I have shared before the image of Cosette in Les Miserable clinging to the neck of Jean Valjean as he climbed over the walls of Paris to safety. Jean Valjean did the work of climbing but Cosette had to cling to his neck.
God will do the work of saving you and encouraging you and giving you once again hope but you have to cling to Jesus.
8 My soul clings to you;
your right hand upholds me.
Cling to God and his right hand will uphold you. In this psalm God is viewed as someone who is right handed and it is his strongest hand that holds you and lifts you up.
The first third of the life of Moses was lived in the household of the Pharaoh of Egypt. When Moses was an adult he had a sense that it was his destiny to rescue Israel from the harsh oppression of the Egyptians. But when he killed an Egyptian who was beating a Hebrew slave and found out that Pharaoh knew about this, he fled into the desert.
The next third of his life was lived as a sheepherder in the middle of nowhere, quite a fall from being a leader in the advanced civilization of Egypt. This part of his life was marked by a sense of failure and self-doubt. He had been given a chance to lead and had failed. Now he would live out his days watching sheep until he died. That was going to be it.
And then Moses came to the burning bush.
Exodus 3:4–6
God called to him from within the bush, “Moses! Moses!”
And Moses said, “Here I am.”
5 “Do not come any closer,” God said. “Take off your sandals, for the place where you are standing is holy ground.”
Moses had settled for mediocrity. He doubted his abilities. God had called him to rescue his people and Moses had failed. He lived now with his failure. He was in the desert and his life was a desert. But in this dry ground he discovered God’s presence and out of that experience came the fulfillment of what God had originally called him to do.
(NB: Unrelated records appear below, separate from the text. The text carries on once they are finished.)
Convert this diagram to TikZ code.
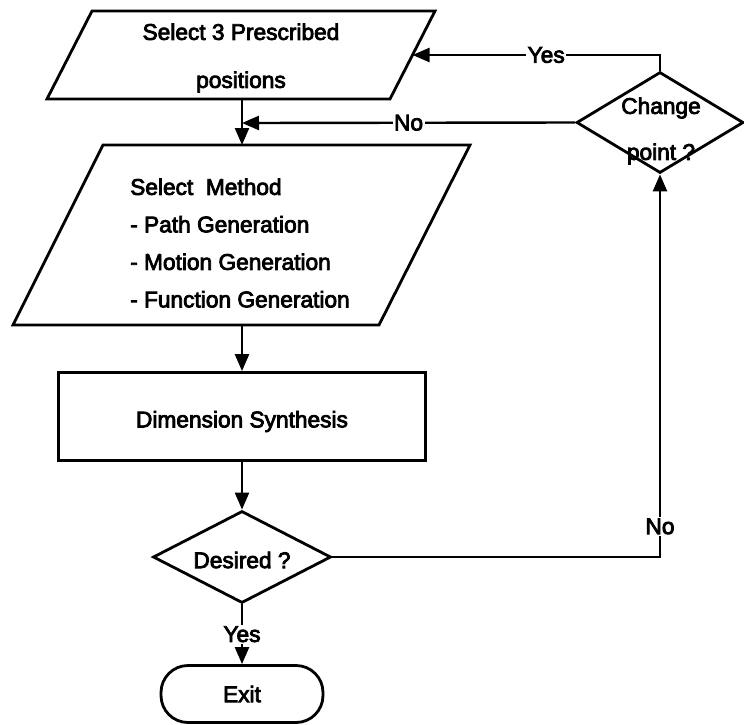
\documentclass[tikz,border=0pt]{standalone}
\usepackage{fontspec}
\setmainfont{Liberation Sans}[FakeBold=3.5]
\usetikzlibrary{arrows.meta,shapes.geometric}

\begin{document}
\begin{tikzpicture}[x=1pt,y=-1pt,
  every node/.style={font=\fontsize{22.7}{27}\selectfont, inner sep=0pt},
  outline/.style={draw=black, line width=2.8pt, line join=miter},
  conn/.style={draw=black, line width=2.4pt},
  arr/.style={conn, -{Triangle[length=17pt,width=14pt]}},
  lbl/.style={fill=white, inner sep=1.5pt},
  decision/.style={outline, shape=diamond, inner sep=0pt},
  procbox/.style={outline, rectangle, minimum width=367pt, minimum height=88pt},
  terminal/.style={outline, rectangle, rounded corners=27pt,
                   minimum width=162pt, minimum height=57pt}
]
\useasboundingbox (0,0) rectangle (744,724);

% input: prescribed positions
\draw[outline] (92,11) -- (435,11) -- (390,99) -- (47,99) -- cycle;
\node[align=center, font=\fontsize{22.7}{48}\selectfont] (pos) at (241,58)
  {Select 3 Prescribed\\positions};
\coordinate (posS) at (242,99);
\coordinate (posE) at (412.5,55);

% input: synthesis method
\draw[outline] (103,145) -- (470,145) -- (379,325) -- (13,325) -- cycle;
\node[align=left, anchor=west, font=\fontsize{22.7}{37.5}\selectfont] (meth) at (130,243)
  {Select~~Method\\- Path Generation\\- Motion Generation\\- Function Generation};
\coordinate (methN) at (242,145);
\coordinate (methS) at (242,325);
\coordinate (merge) at (242,123);

% dimension synthesis
\node[procbox] (dim) at (242,416.5) {};
\node at ([yshift=-5pt]dim.center) {Dimension Synthesis};

% decision: desired?
\node[decision, minimum width=178pt, minimum height=92pt] (des) at (242,557) {};
\node at ([yshift=-3pt]des.center) {Desired ?};

% exit
\node[terminal] (exit) at (242,694) {Exit};

% decision: change point?
\node[decision, minimum width=167pt, minimum height=101pt] (chg) at (660,122.5) {};
\node[align=center, font=\fontsize{22.7}{46}\selectfont] (chgt) at (661,131)
  {Change\\point ?};

% connectors
\draw[arr] (posS) -- (methN);
\draw[arr] (methS) -- (dim.north);
\draw[arr] (dim.south) -- (des.north);
\draw[arr] (des.south) -- node[lbl] {Yes} (exit.north);
\draw[arr] (des.east) -| node[lbl, pos=0.54] {No} (chg.south);
\draw[arr] (chg.north) |- node[lbl, pos=0.73] {Yes} (posE);
\draw[arr] (chg.west) -- node[lbl] {No} (merge);
\end{tikzpicture}
\end{document}
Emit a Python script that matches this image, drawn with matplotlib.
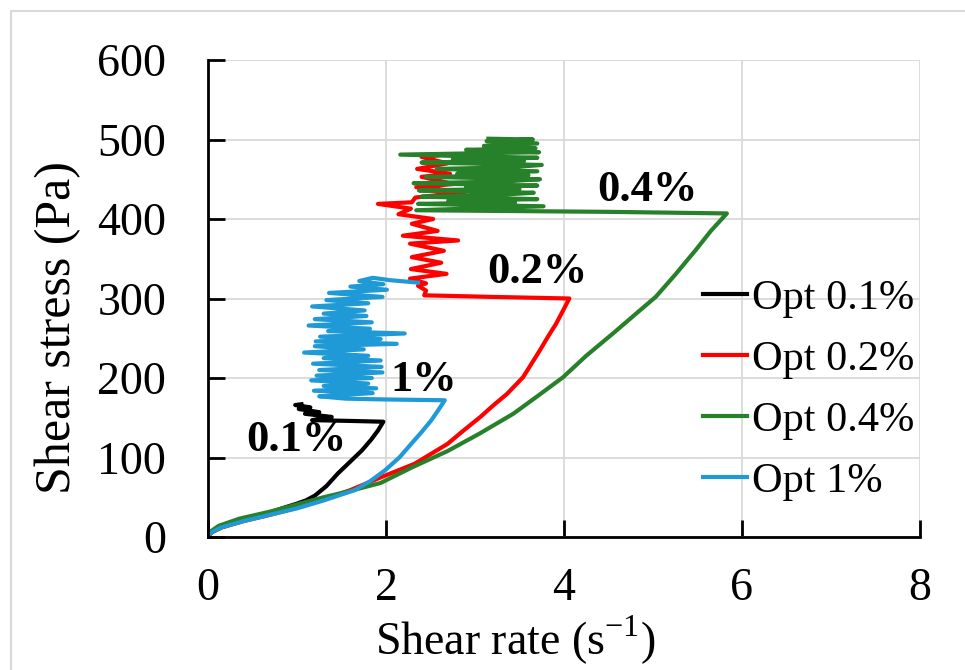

In the pain of his desert experience Moses discovered that he was walking on holy ground because God was present with him.
The ground on which you are walking is holy ground. It may seem dry and lifeless to you, but it is holy. It may seem hopeless to you but it is holy ground. It is holy ground because God is present with you.
Meditate on God’s word. Let his word feed you and sustain you. Give praise to God. Sing in the safety of his protection. If you need help, let the prayers of others and the praise and worship of others lift you up until you can pray and sing praise on your own.
As God worked with Moses and lifted him up out of his mediocrity and depression, so will God work with you and lift you up out of your anxiety and fear.
Don’t give up. Cling to Jesus. Meditate on his word. Sing praise. Lean on others to help you do this. God will refill your spiritual reservoir with clear, refreshing water. God will bring healing to your pain. God will bring you to life.